Cécile is the young first person narrator, seventeen, fresh out of boarding school, sexually innocent but no doubt ready for education in that subject, and oh what a brain! Her acute, minute psychological observations of human foibles are clear right from the beginning of the book, although this is way removed from the world of Jane Austen.
Cécile's mother died when the teenager was two years old, and her (young) forty-year-old father Raymond – now fifteen years a widow – goes from sexual companion to sexual companion with Cécile's blessing and with apparently no desire to settle down and marry again. For the summer holidays, he has hired a villa on the Côte d'Azur for a month, where he takes Cécile and Elsa, his twenty-nine-year-old woman of the moment. But a little later the more cerebral Anne – whom Raymond has also invited along – joins the trio.
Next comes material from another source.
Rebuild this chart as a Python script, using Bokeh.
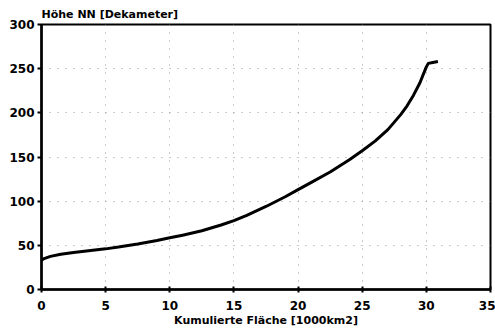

The presence of Anne disturbs Cécile, as well it might because Anne is obviously deeply in love with Raymond and they not only become lovers (to the rejection of Elsa) but announce their marriage. As if this change of circumstances weren't enough, Anne becomes something of a control freak, telling Cécile to do her homework, forbidding her to see the handsome Cyril, and even at one point locking her in her bedroom.
Cécile has begun a passionate sexual relationship with Cyril and plans revenge on Anne: Elsa still wants Raymond, so Cécile arranges for her to be seen with Cyril on several occasions, in an attempt to provoke the jealousy of her father. The inevitable happens: Anne sees Raymond in the arms of Elsa and becomes distressed. The tragedy is that she drives off and dies in an accident blackspot, with a suggestion of suicide. Cécile has to live with a death that she partly interprets as her own fault. The final two words are Bonjour Tristesse: the personification is important.
More than Colette's work, I couldn't help thinking how much this vivid little book reminded me of a darker version of a film by Éric Rohmer, and it was no surprise for me to discover that, in Cahiers du Cinéma, Rohmer called Otto Preminger's representation of it 'the most beautiful film ever shot in CinemaScope'.